L'industrie du papier en plein essor a prospéré dans des villes comme Fès au Maroc grâce à la géographie unique de la ville, car cette activité dépendait de l'énergie hydraulique et les rivières en mouvement dans la ville actionnaient donc les moulins à eau. Ainsi, dans la ville de Fès et autour de la rivière qui traverse la médina, ont été installés des ateliers de fabrication de papier. Ils ont continué leur activité, du moins pour certains, jusqu'au XXème siècle.
L'industrie du papier à Fès a connu son heure de gloire pendant des siècles au même titre que d'autres activités artisanales telles que la tannerie, la poterie et céramique et autres activités d'artisanat. Les fabriques de papier ont accompagné la vie intellectuelle et spirituelle des villes de Fès, Marrakech, Sebta qui furent des centres de rayonnement scientifique mondialement célèbres en Occident musulman.

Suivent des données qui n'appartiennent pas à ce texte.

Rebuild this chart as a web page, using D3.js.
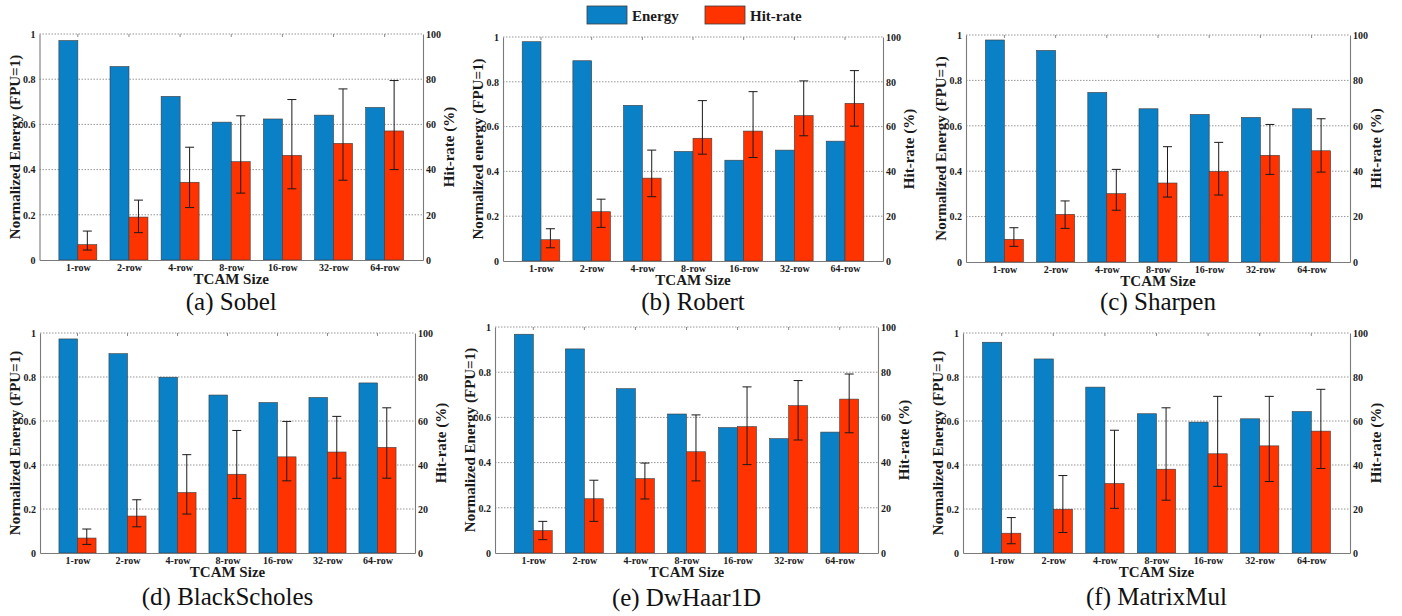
<!DOCTYPE html>
<html>
<head>
<meta charset="utf-8">
<script src="https://cdn.jsdelivr.net/npm/d3@7"></script>
<style>
    body { margin: 0; background: #ffffff; }
    svg { display: block; }
</style>
</head>
<body>
<svg id="chart"></svg>
<script>
/*--------------------------------------------------------------------------------
----- GROUPED BAR CHARTS (normalized energy and hit-rate per TCAM size)
--------------------------------------------------------------------------------*/

// Categories shared by every panel
const tcam_sizes = ["1-row", "2-row", "4-row", "8-row", "16-row", "32-row", "64-row"];

// Benchmark names, one per panel
const panel_titles = ["(a) Sobel", "(b) Robert", "(c) Sharpen", "(d) BlackScholes", "(e) DwHaar1D", "(f) MatrixMul"];
const energy_labels = ["Normalized Energy (FPU=1)", "Normalized energy (FPU=1)", "Normalized Energy (FPU=1)",
    "Normalized Energy (FPU=1)", "Normalized Energy (FPU=1)", "Normalized Energy (FPU=1)"];

// Normalized energy (left axis)
const sobel_energy = [0.971, 0.856, 0.724, 0.610, 0.624, 0.641, 0.675];
const robert_energy = [0.979, 0.894, 0.695, 0.489, 0.450, 0.495, 0.535];
const sharpen_energy = [0.978, 0.932, 0.747, 0.675, 0.650, 0.637, 0.675];
const blackscholes_energy = [0.973, 0.906, 0.799, 0.718, 0.684, 0.707, 0.773];
const dwhaar_energy = [0.968, 0.903, 0.727, 0.615, 0.555, 0.506, 0.535];
const matrixmul_energy = [0.958, 0.882, 0.754, 0.633, 0.595, 0.610, 0.643];

// Hit-rate in % (right axis)
const sobel_hit = [6.8, 19.0, 34.4, 43.5, 46.3, 51.6, 57.1];
const robert_hit = [9.5, 22.0, 37.0, 54.8, 58.0, 64.9, 70.4];
const sharpen_hit = [10.0, 21.0, 30.1, 34.8, 39.9, 47.0, 49.0];
const blackscholes_hit = [6.8, 16.8, 27.5, 35.8, 43.7, 45.9, 48.0];
const dwhaar_hit = [9.9, 24.0, 32.9, 44.8, 55.9, 65.2, 68.1];
const matrixmul_hit = [9.0, 19.9, 31.6, 38.1, 45.1, 48.7, 55.4];

// Hit-rate error bars: upper and lower ends in %
const sobel_hit_high = [12.8, 26.5, 49.9, 63.8, 71.0, 75.7, 79.4];
const sobel_hit_low = [4.4, 12.1, 23.2, 29.6, 31.5, 35.3, 40.0];
const robert_hit_high = [14.4, 27.6, 49.5, 71.6, 75.6, 80.4, 85.0];
const robert_hit_low = [5.9, 15.0, 28.7, 47.7, 46.2, 55.9, 60.2];
const sharpen_hit_high = [15.1, 26.9, 40.8, 50.8, 52.7, 60.6, 63.1];
const sharpen_hit_low = [6.9, 14.8, 22.8, 28.6, 29.5, 38.6, 39.6];
const blackscholes_hit_high = [10.9, 24.2, 44.7, 55.7, 59.8, 62.1, 66.0];
const blackscholes_hit_low = [3.9, 11.9, 17.7, 24.8, 32.8, 34.0, 34.0];
const dwhaar_hit_high = [14.0, 32.2, 39.8, 61.1, 73.5, 76.3, 79.2];
const dwhaar_hit_low = [5.9, 14.0, 23.9, 31.9, 39.1, 50.0, 53.2];
const matrixmul_hit_high = [16.1, 35.2, 55.8, 66.0, 71.2, 71.2, 74.4];
const matrixmul_hit_low = [4.2, 9.3, 20.3, 24.0, 30.3, 32.5, 38.4];

// Axis ticks
const energy_ticks = [0, 0.2, 0.4, 0.6, 0.8, 1];
const hit_ticks = [0, 20, 40, 60, 80, 100];

// Legend entries
const legend_names = ["Energy", "Hit-rate"];

// Gather each panel series
const panel_series = [
    [sobel_energy, sobel_hit, sobel_hit_low, sobel_hit_high],
    [robert_energy, robert_hit, robert_hit_low, robert_hit_high],
    [sharpen_energy, sharpen_hit, sharpen_hit_low, sharpen_hit_high],
    [blackscholes_energy, blackscholes_hit, blackscholes_hit_low, blackscholes_hit_high],
    [dwhaar_energy, dwhaar_hit, dwhaar_hit_low, dwhaar_hit_high],
    [matrixmul_energy, matrixmul_hit, matrixmul_hit_low, matrixmul_hit_high]
];

// Plot area of each panel (left, right, top, bottom) and title baseline
const panel_boxes = [
    { left: 39.5, right: 423, top: 34, bottom: 260, title_y: 310 },
    { left: 503, right: 883, top: 37, bottom: 261, title_y: 310 },
    { left: 966, right: 1350, top: 35, bottom: 262, title_y: 310 },
    { left: 40, right: 415, top: 333, bottom: 553, title_y: 605 },
    { left: 495, right: 878, top: 327, bottom: 553, title_y: 606 },
    { left: 963, right: 1350, top: 333, bottom: 553, title_y: 605 }
];

const energy_color = "#0a80c6";
const hit_color = "#ff3300";
const serif_font = "'Liberation Serif', 'Times New Roman', serif";

const chart_svg = d3.select("#chart")
    .attr("width", 1402)
    .attr("height", 616)
    .style("font-family", serif_font);

// Function to draw one panel
function draw_panel(box, series, title, energy_label) {
    const w = box.right - box.left, h = box.bottom - box.top;
    const g = chart_svg.append("g").attr("transform", `translate(${box.left}, ${box.top})`);

    const x_scale = d3.scalePoint().domain(tcam_sizes).range([0, w]).padding(0.75);
    const y_left = d3.scaleLinear().domain([0, 1]).range([h, 0]);
    const y_right = d3.scaleLinear().domain([0, 100]).range([h, 0]);
    const bar_w = x_scale.step() * 0.371;

    const rows = tcam_sizes.map((c, i) => ({
        cat: c, energy: series[0][i], hit: series[1][i], low: series[2][i], high: series[3][i]
    }));

    // Dotted gridlines (the top one acts as the upper border)
    g.selectAll(".grid")
        .data(energy_ticks.filter(t => t > 0))
        .join("line")
        .attr("x1", 0).attr("x2", w)
        .attr("y1", d => y_left(d)).attr("y2", d => y_left(d))
        .attr("stroke", "#8a8a8a")
        .attr("stroke-width", 0.9)
        .attr("stroke-dasharray", "1.5,1.5");

    // Energy bars
    g.selectAll(".energy")
        .data(rows)
        .join("rect")
        .attr("x", d => x_scale(d.cat) - bar_w)
        .attr("y", d => y_left(d.energy))
        .attr("width", bar_w)
        .attr("height", d => h - y_left(d.energy))
        .attr("fill", energy_color)
        .attr("stroke", "#3c3c3c")
        .attr("stroke-width", 0.6);

    // Hit-rate bars
    g.selectAll(".hit")
        .data(rows)
        .join("rect")
        .attr("x", d => x_scale(d.cat))
        .attr("y", d => y_right(d.hit))
        .attr("width", bar_w)
        .attr("height", d => h - y_right(d.hit))
        .attr("fill", hit_color)
        .attr("stroke", "#3c3c3c")
        .attr("stroke-width", 0.6);

    // Error bars on the hit-rate
    const err = g.selectAll(".err").data(rows).join("g")
        .attr("transform", d => `translate(${x_scale(d.cat) + bar_w / 2}, 0)`)
        .attr("stroke", "#1a1a1a")
        .attr("stroke-width", 1);
    err.append("line").attr("y1", d => y_right(d.low)).attr("y2", d => y_right(d.high));
    err.append("line").attr("x1", -4.5).attr("x2", 4.5).attr("y1", d => y_right(d.low)).attr("y2", d => y_right(d.low));
    err.append("line").attr("x1", -4.5).attr("x2", 4.5).attr("y1", d => y_right(d.high)).attr("y2", d => y_right(d.high));

    // Small tick marks hanging from the top border
    g.selectAll(".top-tick")
        .data(tcam_sizes)
        .join("line")
        .attr("x1", d => x_scale(d)).attr("x2", d => x_scale(d))
        .attr("y1", 0).attr("y2", 3)
        .attr("stroke", "#8a8a8a");

    // Left, right and bottom axes drawn with d3 axes
    const left_axis = g.append("g")
        .call(d3.axisLeft(y_left).tickValues(energy_ticks).tickFormat(d3.format("~g")).tickSize(0).tickPadding(4));
    const right_axis = g.append("g")
        .attr("transform", `translate(${w}, 0)`)
        .call(d3.axisRight(y_right).tickValues(hit_ticks).tickSize(0).tickPadding(3));
    const bottom_axis = g.append("g")
        .attr("transform", `translate(0, ${h})`)
        .call(d3.axisBottom(x_scale).tickSize(0).tickPadding(4));

    [left_axis, right_axis, bottom_axis].forEach(a => {
        a.select(".domain").attr("stroke", "#7a7a7a").attr("stroke-width", 1.1);
        a.selectAll("text")
            .attr("fill", "#1a1a1a")
            .style("font-family", serif_font)
            .style("font-weight", "bold")
            .style("font-size", "10px");
    });

    // Axis titles
    g.append("text")
        .attr("transform", `translate(-25, ${h / 2}) rotate(-90)`)
        .attr("text-anchor", "middle")
        .attr("dominant-baseline", "central")
        .style("font-weight", "bold")
        .style("font-size", "15px")
        .attr("fill", "#1a1a1a")
        .text(energy_label);
    g.append("text")
        .attr("transform", `translate(${w + 26}, ${h / 2}) rotate(-90)`)
        .attr("text-anchor", "middle")
        .attr("dominant-baseline", "central")
        .style("font-weight", "bold")
        .style("font-size", "15px")
        .attr("fill", "#1a1a1a")
        .text("Hit-rate (%)");
    g.append("text")
        .attr("x", w / 2)
        .attr("y", h + 24)
        .attr("text-anchor", "middle")
        .style("font-weight", "bold")
        .style("font-size", "15px")
        .attr("fill", "#1a1a1a")
        .text("TCAM Size");

    // Panel caption
    chart_svg.append("text")
        .attr("x", box.left + w / 2)
        .attr("y", box.title_y)
        .attr("text-anchor", "middle")
        .style("font-size", "25px")
        .attr("fill", "#111")
        .text(title);
}

panel_boxes.forEach((box, i) => draw_panel(box, panel_series[i], panel_titles[i], energy_labels[i]));

// Legend at the top
const legend_colors = [energy_color, hit_color];
const legend_x = [587, 705];
const legend = chart_svg.selectAll(".legend")
    .data(legend_names)
    .join("g")
    .attr("transform", (d, i) => `translate(${legend_x[i]}, 6)`);
legend.append("rect")
    .attr("width", 40).attr("height", 18)
    .attr("fill", (d, i) => legend_colors[i])
    .attr("stroke", "#3c3c3c")
    .attr("stroke-width", 0.8);
legend.append("text")
    .attr("x", 45).attr("y", 15)
    .style("font-weight", "bold")
    .style("font-size", "15px")
    .attr("fill", "#1a1a1a")
    .text(d => d);
</script>
</body>
</html>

-A quelle date l'artisanat de la fabrication traditionnelle du papier a disparu au Maroc ?
-Cet artisanat s'est maintenu jusqu'à il y a quelques années. Cela fait une dizaine ou une quinzaine d'années, il y a avait encore un artisan à Fès fabricant de papier de manière artisanale qui s'activait du côté du Rcif. M. Laghzioui, conservateur de la bibliothèque de la Qaraouiyyine, m'avait parlé de lui. Nous avons cherché à le contacter mais en vain. C'était apparemment le dernier survivant de cette confrérie des artisans fabricants du papier qui se sont perpétués jusqu'à la fin du 20ème siècle. Il était d'origine morisque. C'était un métier hérité de ses ancêtres. Sachant que parmi les Morisques venus au Maroc chassés par l'Espagne catholique, il y avait des faire copie sur des manuscrits de grande valeur.
-Pourquoi l'artisanat du papier s'est-il développé particulièrement au Maroc alors qu'on aurait pu rester des importateurs ?
-C'est justement pour ne pas importer du papier, car il fallait choisir le meilleur papier pour transcrire dessus les sourates du Coran, on ne pouvait pas écrire le texte sacré sur du papier sans en connaître les composants parce que dans les pays européens, les fabricants de papier pouvaient y inclure des composants inadmissibles pour l'Islam comme la graisse de porc par exemple. Les musulmans ont essayé d'améliorer la qualité, de développer la technique tout en veillant à ce que les composants du papier restent halal. La fabrication locale du papier au Maroc répond à des Fatwas qui disaient que le papier doit être fabriqué au Maroc pour s´assurer des composants Halal.